> **The problem**:
Only the lines from the top of the listing below to the line that has "0.835, 0.745, 0.64];" should be echoed, with both ends kept and pictures left out.

◇ ◇ ◇

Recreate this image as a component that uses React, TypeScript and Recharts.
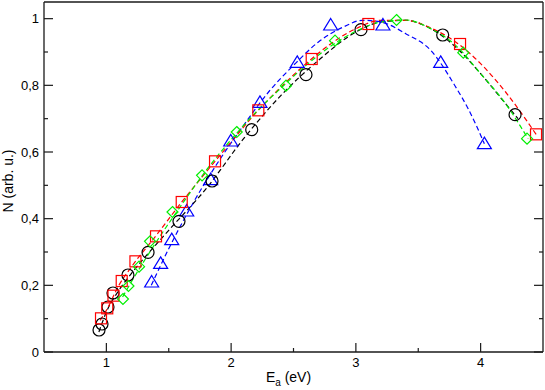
import React from "react";
import { ComposedChart, Line, Scatter, XAxis, YAxis, Label } from "recharts";

const FONT = "'Liberation Sans', Arial, sans-serif";

// tick positions
const xTicks = [1, 1.5, 2, 2.5, 3, 3.5, 4];
const yTicks = [0, 0.1, 0.2, 0.3, 0.4, 0.5, 0.6, 0.7, 0.8, 0.9, 1];

// measured points
const circleE = [0.941, 0.965, 1.013, 1.053, 1.173, 1.334, 1.582, 1.847, 2.165, 2.6, 3.041, 3.696, 4.276];
const circleN = [0.066, 0.084, 0.135, 0.177, 0.231, 0.299, 0.392, 0.513, 0.667, 0.832, 0.967, 0.951, 0.712];

const squareE = [0.957, 1.007, 1.057, 1.123, 1.233, 1.398, 1.604, 1.871, 2.218, 2.646, 3.1, 3.835, 4.444];
const squareN = [0.101, 0.131, 0.169, 0.213, 0.272, 0.347, 0.45, 0.572, 0.725, 0.879, 0.984, 0.924, 0.653];

const diamondE = [1.133, 1.177, 1.262, 1.35, 1.53, 1.767, 2.045, 2.44, 2.833, 3.326, 3.861, 4.372];
const diamondN = [0.159, 0.198, 0.256, 0.332, 0.42, 0.53, 0.66, 0.799, 0.934, 0.996, 0.898, 0.64];

const triangleE = [1.363, 1.435, 1.524, 1.644, 1.836, 1.997, 2.231, 2.53, 2.798, 3.217, 3.68, 4.03];
const triangleN = [0.21, 0.266, 0.337, 0.423, 0.517, 0.633, 0.749, 0.869, 0.981, 0.981, 0.869, 0.625];

// dashed fit curves
const fitBlackE = [0.94, 1.0, 1.1, 1.2, 1.5, 1.8, 2.1, 2.4, 2.7, 3.0, 3.2, 3.4, 3.6, 3.8, 4.0, 4.2, 4.3];
const fitBlackN = [0.06, 0.12, 0.185, 0.235, 0.365, 0.49, 0.64, 0.77, 0.875, 0.96, 0.99, 0.995, 0.97, 0.915, 0.835, 0.745, 0.7];

const fitRedE = [0.95, 1.0, 1.1, 1.2, 1.4, 1.6, 1.8, 2.0, 2.2, 2.4, 2.6, 2.8, 3.0, 3.2, 3.4, 3.6, 3.8, 4.0, 4.2, 4.45];
const fitRedN = [0.095, 0.125, 0.2, 0.255, 0.35, 0.448, 0.54, 0.63, 0.718, 0.795, 0.865, 0.925, 0.97, 0.995, 0.995, 0.972, 0.93, 0.865, 0.78, 0.65];

const fitGreenE = [1.13, 1.2, 1.4, 1.6, 1.8, 2.0, 2.2, 2.4, 2.6, 2.8, 3.0, 3.2, 3.4, 3.6, 3.8, 4.0, 4.2, 4.38];
const fitGreenN = [0.165, 0.21, 0.33, 0.44, 0.545, 0.637, 0.72, 0.792, 0.86, 0.918, 0.962, 0.99, 0.996, 0.97, 0.92, 0.835, 0.745, 0.64];

const fitBlueE = [1.36, 1.5, 1.7, 1.9, 2.1, 2.3, 2.5, 2.7, 2.9, 3.05, 3.2, 3.4, 3.6, 3.8, 3.9, 4.03];
const fitBlueN = [0.2, 0.31, 0.45, 0.572, 0.68, 0.78, 0.86, 0.93, 0.975, 0.995, 0.99, 0.955, 0.905, 0.795, 0.73, 0.625];

const zip = (xs: number[], ys: number[]) => xs.map((x, i) => ({ x, y: ys[i] }));

const AXIS = "#1a1a1a";

const isMajorX = (v: number) => Number.isInteger(v);
const isMajorY = (v: number) => Math.round(v * 10) % 2 === 0;
const fmtY = (v: number) => String(v).replace(".", ",");

const BottomTick = ({ x, y, payload }: any) => {
  const major = isMajorX(payload.value);
  return (
    <g>
      <line x1={x} x2={x} y1={y} y2={y - (major ? 9 : 4)} stroke={AXIS} strokeWidth={1.2} />
      {major && (
        <text x={x} y={y + 15} textAnchor="middle" fontSize={13} fontFamily={FONT} fill="#000">
          {payload.value}
        </text>
      )}
    </g>
  );
};

const TopTick = ({ x, y, payload }: any) => {
  const major = isMajorX(payload.value);
  return <line x1={x} x2={x} y1={y} y2={y + (major ? 9 : 4)} stroke={AXIS} strokeWidth={1.2} />;
};

const LeftTick = ({ x, y, payload }: any) => {
  const major = isMajorY(payload.value);
  return (
    <g>
      <line x1={x} x2={x + (major ? 9 : 4)} y1={y} y2={y} stroke={AXIS} strokeWidth={1.2} />
      {major && (
        <text x={x - 5} y={y + 4.5} textAnchor="end" fontSize={13} fontFamily={FONT} fill="#000">
          {fmtY(payload.value)}
        </text>
      )}
    </g>
  );
};

const RightTick = ({ x, y, payload }: any) => {
  const major = isMajorY(payload.value);
  return <line x1={x} x2={x - (major ? 9 : 4)} y1={y} y2={y} stroke={AXIS} strokeWidth={1.2} />;
};

const Circle = ({ cx, cy }: any) => <circle cx={cx} cy={cy} r={6} fill="none" stroke="#000" strokeWidth={1.2} />;
const Square = ({ cx, cy }: any) => (
  <rect x={cx - 5.5} y={cy - 5.5} width={11} height={11} fill="none" stroke="#ff0000" strokeWidth={1.2} />
);
const Diamond = ({ cx, cy }: any) => (
  <polygon
    points={`${cx},${cy - 5.5} ${cx + 5.5},${cy} ${cx},${cy + 5.5} ${cx - 5.5},${cy}`}
    fill="none"
    stroke="#00ee00"
    strokeWidth={1.2}
  />
);
const Triangle = ({ cx, cy }: any) => (
  <polygon
    points={`${cx},${cy - 6.5} ${cx + 7},${cy + 5} ${cx - 7},${cy + 5}`}
    fill="none"
    stroke="#0000ff"
    strokeWidth={1.2}
  />
);

const XTitle = ({ viewBox }: any) => (
  <text x={viewBox.x + viewBox.width / 2 - 5} y={382} textAnchor="middle" fontSize={14} fontFamily={FONT} fill="#000">
    E
    <tspan dy={4} fontSize={10}>a</tspan>
    <tspan dy={-4}> (eV)</tspan>
  </text>
);

const YTitle = ({ viewBox }: any) => {
  const x = 13;
  const y = 181;
  return (
    <text x={x} y={y} transform={`rotate(-90, ${x}, ${y})`} textAnchor="middle" fontSize={14} fontFamily={FONT} fill="#000">
      N (arb. u.)
    </text>
  );
};

const dash = "5 3";

export default function App() {
  return (
    <div style={{ position: "absolute", left: 0, top: 0, background: "#fff" }}>
      <ComposedChart width={545} height={390} margin={{ top: 0, right: 0, bottom: 0, left: 0 }}>
        <XAxis
          xAxisId="b"
          dataKey="x"
          type="number"
          domain={[0.5, 4.5]}
          ticks={xTicks}
          interval={0}
          height={38}
          tickLine={false}
          tickSize={0}
          tickMargin={0}
          tick={<BottomTick />}
          axisLine={{ stroke: AXIS, strokeWidth: 1.3 }}
          allowDataOverflow
        >
          <Label content={<XTitle />} />
        </XAxis>
        <XAxis
          xAxisId="t"
          orientation="top"
          type="number"
          domain={[0.5, 4.5]}
          ticks={xTicks}
          interval={0}
          height={2}
          tickLine={false}
          tickSize={0}
          tickMargin={0}
          tick={<TopTick />}
          axisLine={{ stroke: AXIS, strokeWidth: 1.3 }}
          allowDataOverflow
        />
        <YAxis
          yAxisId="l"
          dataKey="y"
          type="number"
          domain={[0, 1.05]}
          ticks={yTicks}
          interval={0}
          width={44}
          tickLine={false}
          tickSize={0}
          tickMargin={0}
          tick={<LeftTick />}
          axisLine={{ stroke: AXIS, strokeWidth: 1.3 }}
          allowDataOverflow
        >
          <Label content={<YTitle />} />
        </YAxis>
        <YAxis
          yAxisId="r"
          orientation="right"
          type="number"
          domain={[0, 1.05]}
          ticks={yTicks}
          interval={0}
          width={2}
          tickLine={false}
          tickSize={0}
          tickMargin={0}
          tick={<RightTick />}
          axisLine={{ stroke: AXIS, strokeWidth: 1.3 }}
          allowDataOverflow
        />

        <Line xAxisId="b" yAxisId="l" data={zip(fitBlueE, fitBlueN)} dataKey="y" type="monotone" stroke="#0000ff" strokeWidth={1.2} strokeDasharray={dash} dot={false} isAnimationActive={false} />
        <Line xAxisId="b" yAxisId="l" data={zip(fitBlackE, fitBlackN)} dataKey="y" type="monotone" stroke="#000" strokeWidth={1.2} strokeDasharray={dash} dot={false} isAnimationActive={false} />
        <Line xAxisId="b" yAxisId="l" data={zip(fitRedE, fitRedN)} dataKey="y" type="monotone" stroke="#ff0000" strokeWidth={1.2} strokeDasharray={dash} dot={false} isAnimationActive={false} />
        <Line xAxisId="b" yAxisId="l" data={zip(fitGreenE, fitGreenN)} dataKey="y" type="monotone" stroke="#00ee00" strokeWidth={1.2} strokeDasharray={dash} dot={false} isAnimationActive={false} />

        <Scatter xAxisId="b" yAxisId="l" data={zip(triangleE, triangleN)} shape={<Triangle />} isAnimationActive={false} />
        <Scatter xAxisId="b" yAxisId="l" data={zip(circleE, circleN)} shape={<Circle />} isAnimationActive={false} />
        <Scatter xAxisId="b" yAxisId="l" data={zip(squareE, squareN)} shape={<Square />} isAnimationActive={false} />
        <Scatter xAxisId="b" yAxisId="l" data={zip(diamondE, diamondN)} shape={<Diamond />} isAnimationActive={false} />
      </ComposedChart>
    </div>
  );
}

◇ ◇ ◇

> **Complete answer**:
Recreate this image as a component that uses React, TypeScript and Recharts.
import React from "react";
import { ComposedChart, Line, Scatter, XAxis, YAxis, Label } from "recharts";

const FONT = "'Liberation Sans', Arial, sans-serif";

// tick positions
const xTicks = [1, 1.5, 2, 2.5, 3, 3.5, 4];
const yTicks = [0, 0.1, 0.2, 0.3, 0.4, 0.5, 0.6, 0.7, 0.8, 0.9, 1];

// measured points
const circleE = [0.941, 0.965, 1.013, 1.053, 1.173, 1.334, 1.582, 1.847, 2.165, 2.6, 3.041, 3.696, 4.276];
const circleN = [0.066, 0.084, 0.135, 0.177, 0.231, 0.299, 0.392, 0.513, 0.667, 0.832, 0.967, 0.951, 0.712];

const squareE = [0.957, 1.007, 1.057, 1.123, 1.233, 1.398, 1.604, 1.871, 2.218, 2.646, 3.1, 3.835, 4.444];
const squareN = [0.101, 0.131, 0.169, 0.213, 0.272, 0.347, 0.45, 0.572, 0.725, 0.879, 0.984, 0.924, 0.653];

const diamondE = [1.133, 1.177, 1.262, 1.35, 1.53, 1.767, 2.045, 2.44, 2.833, 3.326, 3.861, 4.372];
const diamondN = [0.159, 0.198, 0.256, 0.332, 0.42, 0.53, 0.66, 0.799, 0.934, 0.996, 0.898, 0.64];

const triangleE = [1.363, 1.435, 1.524, 1.644, 1.836, 1.997, 2.231, 2.53, 2.798, 3.217, 3.68, 4.03];
const triangleN = [0.21, 0.266, 0.337, 0.423, 0.517, 0.633, 0.749, 0.869, 0.981, 0.981, 0.869, 0.625];

// dashed fit curves
const fitBlackE = [0.94, 1.0, 1.1, 1.2, 1.5, 1.8, 2.1, 2.4, 2.7, 3.0, 3.2, 3.4, 3.6, 3.8, 4.0, 4.2, 4.3];
const fitBlackN = [0.06, 0.12, 0.185, 0.235, 0.365, 0.49, 0.64, 0.77, 0.875, 0.96, 0.99, 0.995, 0.97, 0.915, 0.835, 0.745, 0.7];

const fitRedE = [0.95, 1.0, 1.1, 1.2, 1.4, 1.6, 1.8, 2.0, 2.2, 2.4, 2.6, 2.8, 3.0, 3.2, 3.4, 3.6, 3.8, 4.0, 4.2, 4.45];
const fitRedN = [0.095, 0.125, 0.2, 0.255, 0.35, 0.448, 0.54, 0.63, 0.718, 0.795, 0.865, 0.925, 0.97, 0.995, 0.995, 0.972, 0.93, 0.865, 0.78, 0.65];

const fitGreenE = [1.13, 1.2, 1.4, 1.6, 1.8, 2.0, 2.2, 2.4, 2.6, 2.8, 3.0, 3.2, 3.4, 3.6, 3.8, 4.0, 4.2, 4.38];
const fitGreenN = [0.165, 0.21, 0.33, 0.44, 0.545, 0.637, 0.72, 0.792, 0.86, 0.918, 0.962, 0.99, 0.996, 0.97, 0.92, 0.835, 0.745, 0.64];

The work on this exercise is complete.